The Role of Edge Computing and 5G

Low-latency communication networks, including 5G, enable real-time data exchange between AVs and infrastructure. Traffic models can leverage this to perform distributed simulations where parts of the network are processed at edge nodes near intersections, reducing reliance on centralized servers. This architecture supports faster response to incidents and allows models to update at sub-second intervals. As computing power continues to drop in cost, the barrier to running high-resolution real-time simulations for entire cities will diminish.

Key Takeaways

  • Autonomous vehicles produce rich, real-time data that can significantly improve traffic model accuracy if properly integrated and validated.
  • Mixed traffic environments introduce behavioral complexity that challenges conventional modeling assumptions, requiring probabilistic and scenario-based approaches.
  • Standardization of AV data formats, privacy-preserving analytics, and calibration protocols are critical for scalable model improvements.
  • Machine learning and adaptive calibration techniques promise to capture AV-human interactions, but must be carefully validated against physical constraints.
  • Policy decisions and infrastructure investments will increasingly rely on traffic models that include AV behavior as a controllable variable rather than an external input.
  • Ongoing collaboration between industry, academia, and government is essential to develop models that remain robust as AV technology, adoption, and regulation evolve.
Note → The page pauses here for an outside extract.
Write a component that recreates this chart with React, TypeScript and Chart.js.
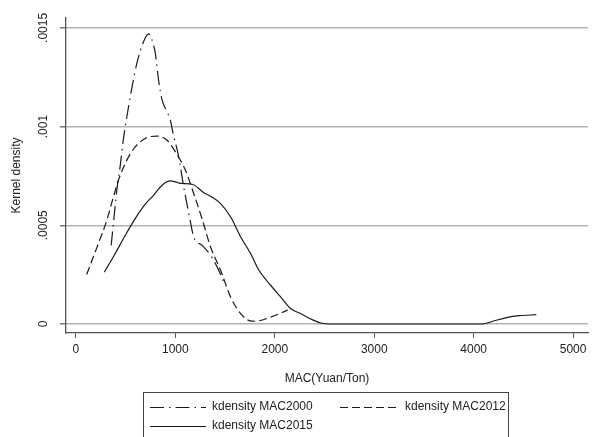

The integration of autonomous vehicles into traffic systems is not merely a technological upgrade—it is a paradigm shift for traffic modeling. By embracing the precision of AV data while rigorously addressing the behavioral uncertainties it introduces, researchers and practitioners can forge models that capture the complexity of tomorrow's roads. The path to accuracy lies not in resisting disruption but in adapting the very foundations of how we simulate and predict movement.